Because remember, you only really want to attack when the odds are clearly in your favor. And if you’ve done that right, your enemy really doesn’t want to be there so you can annihilate them. They want to run away as soon as possible, with as much of their force intact as possible. Of course if you failed to do that, or if your opponent managed to outflank you, or smash through your line, well, you’re the one that wants to get away.
If a battle’s going badly for you, you’re gonna retreat as soon as the time track runs out. But if you’re reasonably intact, you might keep fighting on. You might even try to intensify the proceedings by doubling the stakes.
Grant: What purpose does the Doubling Cube serve in combat? What does this represent?
Amabel: The doubling cube, aka “the funny dice from backgammon”, functions much as it does in backgammon. A player offers it to their opponent, and if that opponent accepts it, the stakes are doubled. In tournament backgammon, that means the game is worth more points to the winner. In Siege of Mantua, it means double the number of block step reductions for the loser.
And as in backgammon, if you refuse the cube, you forfeit immediately. So the offering of the doubling cube is where you’re getting your line ready for another big push. Maybe you’re bringing up reserves (which is treated abstractly here, rather than represented by physical troops), maybe you’re telling your men “no prisoners”, etc. It’s that moment of preparation. And the enemy commander is either going to cut his losses before this big attack, or they’re going to say, you know what? We can take them.
As in backgammon, knowing when to use the doubling cube is a tricky thing. Obviously you want to do it when you’re ahead. One bit of advice I heard about doubling in backgammon, which might also apply here, is that when you offer the cube, you should know both (1) if your opponent will accept it, and (2) if you want your opponent to accept it. Am I using the cube to force them to retreat, or am I using it to try to cause extra damage to their blocks? Because the timing is going to be quite different for each of those.
Grant: What does the map look like? What strategic quandaries are created by the various roads and it’s locations?
Amabel: It’s a point-to-point map. It’s a pretty small number of points, too. There are eighteen cities on the map, and generally your movement is from one city to the next. There are a handful of halfway points – nine of them – between some of the cities. How those function is that, if enemy blocks occupy the city on the other side of the road, you’ll stop at the halfway point this turn, then complete the move on the next turn. At these points, you’re more vulnerable and are unable to escape if attacked. So, holding a position will threaten the enemy and slow their progress.

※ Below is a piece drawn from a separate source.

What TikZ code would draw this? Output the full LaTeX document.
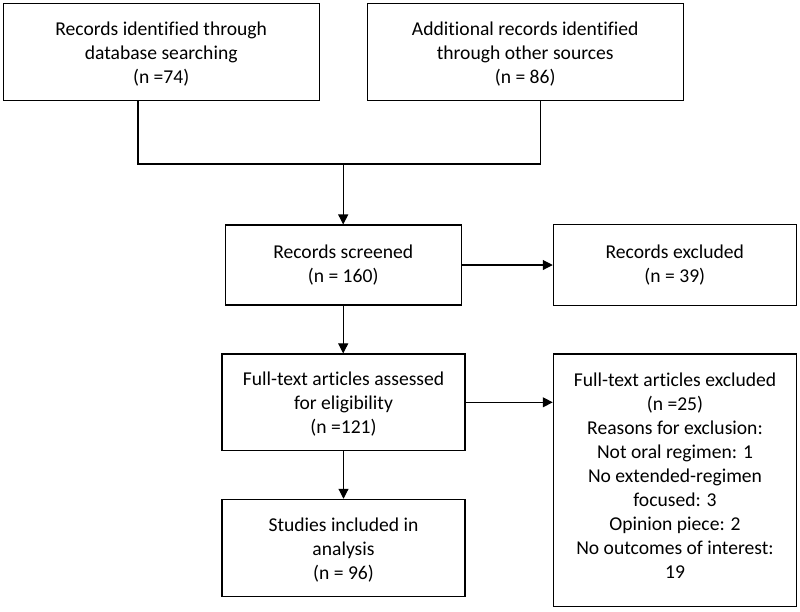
\documentclass[tikz,border=0pt]{standalone}
\usepackage{fontspec}
\setmainfont{Carlito}[Ligatures=NoCommon]
\usetikzlibrary{positioning, arrows.meta}

\begin{document}
\begin{tikzpicture}[x=1pt, y=-1pt,
    box/.style={draw=black, line width=1.1pt, align=center, inner sep=0pt, fill=white,
        font=\fontsize{19.6}{24}\selectfont},
    three/.style={text height=62.6pt, text depth=0pt},
    wide/.style={box, three, minimum width=315.7pt, minimum height=96.7pt},
    narrow/.style={box, minimum width=243pt},
    flow/.style={draw=black, line width=1.1pt, -{Triangle[length=10pt, width=10pt]}},
    link/.style={draw=black, line width=1.1pt}
    ]
    \useasboundingbox (0,0) rectangle (800,611);

    % identification
    \node[wide] (database) at (161.2,52) {Records identified through\\database searching\\(n =74)};
    \node[wide] (other) at (525.2,52.2) {Additional records identified\\through other sources\\(n = 86)};

    % screening
    \node[box, minimum width=235.7pt, minimum height=80pt] (screened) at (343.2,265) {Records screened\\(n = 160)};
    \node[narrow, minimum height=80.3pt] (excluded) at (674.8,265) {Records excluded\\(n = 39)};

    % eligibility
    \node[narrow, three, minimum height=96.7pt] (fulltext) at (343.5,402.3) {Full-text articles assessed\\for eligibility\\(n =121)};
    \node[narrow, text height=196pt, text depth=0pt, minimum width=243.4pt, minimum height=252.7pt] (fullexcl) at (675,480.3)
        {Full-text articles excluded\\(n =25)\\Reasons for exclusion:\\Not oral regimen: 1\\No extended-regimen\\focused: 3\\Opinion piece: 2\\No outcomes of interest:\\19};

    % included
    \node[narrow, three, minimum height=97.4pt] (included) at (343.5,548) {Studies included in\\analysis\\(n = 96)};

    % joining the two sources
    \coordinate (dbfoot) at ([xshift=-23.2pt]database.south);
    \coordinate (otfoot) at ([xshift=15.5pt]other.south);
    \coordinate (join) at (343.2,164);
    \path[link] (dbfoot) -- (dbfoot |- join) -- (otfoot |- join) -- (otfoot);
    \path[flow] (join) -- (screened.north);

    % downward and sideways arrows
    \path[flow] (screened.east) -- (excluded.west);
    \path[flow] (screened.south) -- (fulltext.north -| screened.south);
    \path[flow] (fulltext.east) -- (fulltext.east -| fullexcl.west);
    \path[flow] (fulltext.south) -- (included.north);

\end{tikzpicture}
\end{document}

Most of the cities are connected to three or more other cities. There are a few with only two connections, however, which obviously makes escaping harder. Near Mantua, there’s a road connecting an entire cluster of cities, all sharing the same midpoint, and that poses unique challenges, especially if the Austrians start to squeeze the French.
Grant: Why is the Mantua city space different than the others?
Amabel: Because it’s under siege! There’s an Austrian garrison inside the fortress, and the French have to leave one or two blocks outside it to keep them bottled up.
The Austrians can rescue the garrison if they make it to Mantua. This is what they were trying to do historically, but not something they were able to pull off. Doing this will give them a second leader, and will add some strength points to some blocks – but that’s not going to win you the game.
The game is going to end when one side has lost five blocks – and, surprise-surprise, that means the other side wins. That’s it. No victory points, no fancy exceptions: kill five blocks, you win. And I think this is important because it highlights a fundamental difference between the French and the Austrians in this campaign. Because while both sides were seeking that battle of annihilation, Bonaparte was the one that kept the victory conditions in mind, so to speak. That is, if the Austrians had managed to relieve the siege without first dealing with Bonaparte’s Army of Italy, they still risked destruction.
So while relief of the siege is something the Austrians can pursue, it’s only helpful to a point, and is not the ultimate goal.
Grant: What are you most pleased with about the design?
Amabel: I think both the maneuver model and the combat system are smooth. And the game is very attractive on the table, with the beautiful map and the handsome blocks. And it might seem weird to say that, because one tends to think of the art and the presentation as something done to a design after the fact, in order to make it presentable and palatable. But this game was very much conceived from the outset to have certain aesthetic qualities that would be of a piece with its ludic ones. And I feel like we pulled that off.
Grant: Now that you’ve made a block wargame do you think there might be others in the future?
Amabel: It’s always a possibility, though I don’t have anything in mind along those lines right now. Partially that’s because I’m going to wait and see how this one is received, how I might improve on it in a future design, et cetera.
There’s actually a non-block game I have in the hamper, one that predates this one – a supply-focused game on campaigns of Frederick the Great. That’s a game that I envisioned having this sort of bifurcated structure – the grand sweeping maneuvers turning into set-piece battles. But because of the scale of the topic, I couldn’t quite come to grips with it. Siege of Mantua gave me the opportunity to test this structure with a smaller and less ambitious topic, gave me the space to work out the kinks. In a way it sort of functions as a proof of concept. Which means that I can give these ideas a fuller and more nuanced expression in my Frederick game.
That’ll have to wait until I’m the right headspace, though. Like I said, I’m not doing anything super-ambitious or heavy right now. I’m giving myself a bit of an off-year while I adjust to life on estrogen.
As always Amabel, we appreciate your lengthy responses and great way of explaining concepts. Also, I have always loved your sense of humor. As dry as it might be. That is one of the things that I love about your games is the funny quips you include in the rules. This one simply looks amazing and I can’t wait to give it a try.